Przed dom Frasyniuka przybyło - busem z naklejkami "Bóg, Honor i Ojczyzna" - kilkanaście osób. Skandowali takie hasła, jak "Raz sierpem, raz młotem czerwoną hołotę".
Jednym z organizatorów protestu był Piotr Rybak, który w ostatnim czasie został prawomocnie skazany za spalenie kukły Żyda na wrocławskim Rynku. W jego ocenie, Władysław Frasyniuk jest zdrajcą, ponieważ nawołuje do obalenia legalnie wybranej władzy, a także przeszkadzał w legalnie zorganizowanej demonstracji.

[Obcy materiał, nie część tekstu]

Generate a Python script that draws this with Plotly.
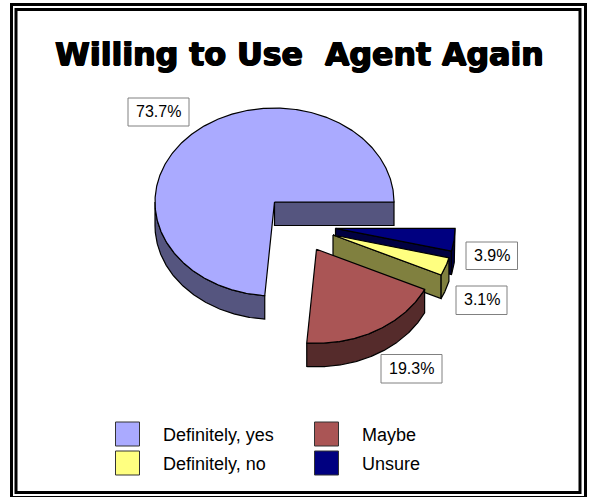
import numpy as np
import plotly.graph_objects as go

# Survey responses, in percent
categories = ["Definitely, yes", "Maybe", "Definitely, no", "Unsure"]
values = [73.7, 19.3, 3.1, 3.9]
title_text = "Willing to Use  Agent Again"

# Styling for each slice: top face, side face
top_colors = ["#AAAAFF", "#AA5555", "#FFFF80", "#000080"]
side_colors = ["#55557F", "#552B2B", "#80803F", "#000040"]

# Geometry of the tilted pie, in page pixels
RX, RY, DEPTH = 119.5, 94.0, 23.5
apexes = [(274.5, 202.0), (316.5, 249.3), (333.0, 235.0), (335.5, 228.3)]
label_boxes = [(128, 98, 189, 126), (381, 354.5, 442, 383),
               (456, 286, 507, 314.5), (466, 242, 517.5, 269.5)]
legend_slots = [(127.5, 434), (326.5, 434), (127.5, 463), (326.5, 463)]
legend_text_x = [161, 360, 161, 360]


def rim(cx, cy, a0, a1):
    """Elliptical rim between two angles (degrees, counter-clockwise from east)."""
    t = np.radians(np.linspace(a0, a1, max(int(abs(a1 - a0)) * 2, 2)))
    return cx + RX * np.cos(t), cy - RY * np.sin(t)


def poly(xs, ys, color):
    return go.Scatter(x=list(xs), y=list(ys), mode="lines", fill="toself",
                      fillcolor=color, line=dict(color="#000000", width=1.2),
                      hoverinfo="skip", showlegend=False)


def slice_traces(i, a0, a1):
    cx, cy = apexes[i]
    top, side = top_colors[i], side_colors[i]
    out = []
    # radial face at the start angle, when it turns towards the viewer
    if np.sin(np.radians(a0 - 90)) < 0 or a0 == 0:
        ex = cx + RX * np.cos(np.radians(a0))
        ey = cy - RY * np.sin(np.radians(a0))
        out.append(poly([cx, ex, ex, cx, cx],
                        [cy, ey, ey + DEPTH, cy + DEPTH, cy], side))
    # curved outer wall: only the part of the rim on the near half
    lo, hi = max(a0, 180), min(a1, 360)
    if lo < hi:
        rx, ry = rim(cx, cy, lo, hi)
        out.append(poly(np.r_[rx, rx[::-1], rx[0]],
                        np.r_[ry, ry[::-1] + DEPTH, ry[0]], side))
    # top face
    rx, ry = rim(cx, cy, a0, a1)
    out.append(poly(np.r_[cx, rx, cx], np.r_[cy, ry, cy], top))
    return out


fig = go.Figure()

# Slice spans run counter-clockwise from east
spans = []
start = 0.0
for v in values:
    spans.append((start, start + v * 3.6))
    start += v * 3.6

# Back-to-front so nearer slices cover farther ones
for i in [0, 3, 2, 1]:
    for tr in slice_traces(i, *spans[i]):
        fig.add_trace(tr)

# Legend keys
fig.add_trace(go.Scatter(
    x=[p[0] for p in legend_slots], y=[p[1] for p in legend_slots],
    mode="markers", hoverinfo="skip", showlegend=False,
    marker=dict(symbol="square", size=24, color=top_colors,
                line=dict(color="#333333", width=1))))

# Title text gets a tight black shadow so the strokes read as extra heavy
annotations = [dict(
    x=299, y=54, xref="x", yref="y", text=f"<b>{title_text}</b>",
    showarrow=False, xanchor="center", yanchor="middle",
    font=dict(family="DejaVu Sans", size=31.6, color="#000000",
              shadow="0.8px 0 0 #000, -0.8px 0 0 #000, 0 0.5px 0 #000, 0 -0.5px 0 #000"))]

for v, (x0, y0, x1, y1) in zip(values, label_boxes):
    annotations.append(dict(
        x=(x0 + x1) / 2, y=(y0 + y1) / 2 - 0.5, xref="x", yref="y",
        text=f"{v:.1f}%", showarrow=False, xanchor="center", yanchor="middle",
        font=dict(family="Liberation Sans", size=16, color="#000000")))

for name, lx, (_, ly) in zip(categories, legend_text_x, legend_slots):
    annotations.append(dict(
        x=lx, y=ly + 1, xref="x", yref="y", text=name, showarrow=False,
        xanchor="left", yanchor="middle",
        font=dict(family="Liberation Sans", size=18, color="#000000")))

shapes = [
    dict(type="rect", xref="x", yref="y", x0=x0, y0=y0, x1=x1, y1=y1,
         line=dict(color="#808080", width=1), fillcolor="#FFFFFF", layer="above")
    for (x0, y0, x1, y1) in label_boxes
]
# Double page border
shapes += [
    dict(type="rect", xref="x", yref="y", x0=11.5, y0=4.5, x1=585.5, y1=497.5,
         line=dict(color="#000000", width=3), layer="below"),
    dict(type="rect", xref="x", yref="y", x0=16, y0=9.5, x1=580, y1=492.5,
         line=dict(color="#000000", width=3), layer="below"),
]

fig.update_layout(
    width=590, height=497, margin=dict(l=0, r=0, t=0, b=0),
    paper_bgcolor="#FFFFFF", plot_bgcolor="#FFFFFF",
    xaxis=dict(range=[0, 590], visible=False, fixedrange=True),
    yaxis=dict(range=[497, 0], visible=False, fixedrange=True),
    annotations=annotations, shapes=shapes, showlegend=False,
)

fig.write_html("out.html", config={"displayModeBar": False})
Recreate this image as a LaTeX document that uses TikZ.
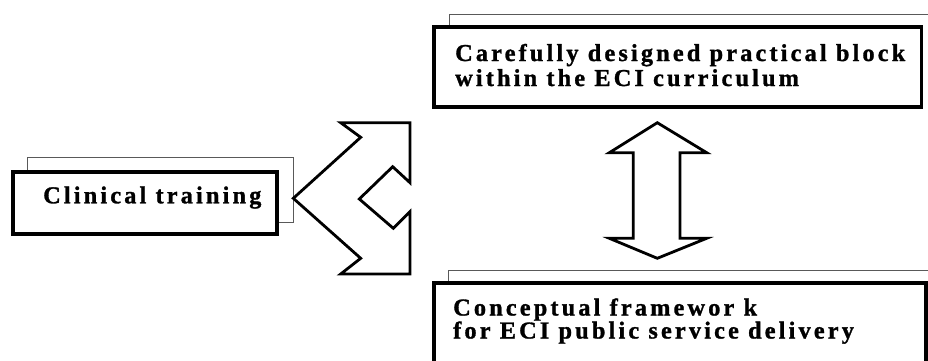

Z kolei drugi organizator dzisiejszej pikiety Jarosław Bogusławski, były kandydat "Solidarności Walczącej" na prezydenta Wrocławia powiedział dziennikarzom, że przyszedł protestować, ponieważ "chce, by Polska była wolna do złych ludzi". Jak tłumaczył, chodzi o takich właśnie ludzi, jak Frasyniuk, Dutkiewicz (przed którego domem też zorganizowano dziś protest - red.), czy Petru i "cała plejada, która zwie się opozycją". – Nie chcemy takich ludzi widzieć w kraju. Ludzi, którzy podpalają i prowokują zajścia. Prowokują w Polsce Majdan – mówił.
Naprzeciw protestującym wyszli sąsiedzi Frasyniuka, którzy postanowili stanąć w obronie opozycjonisty z okresu PRL.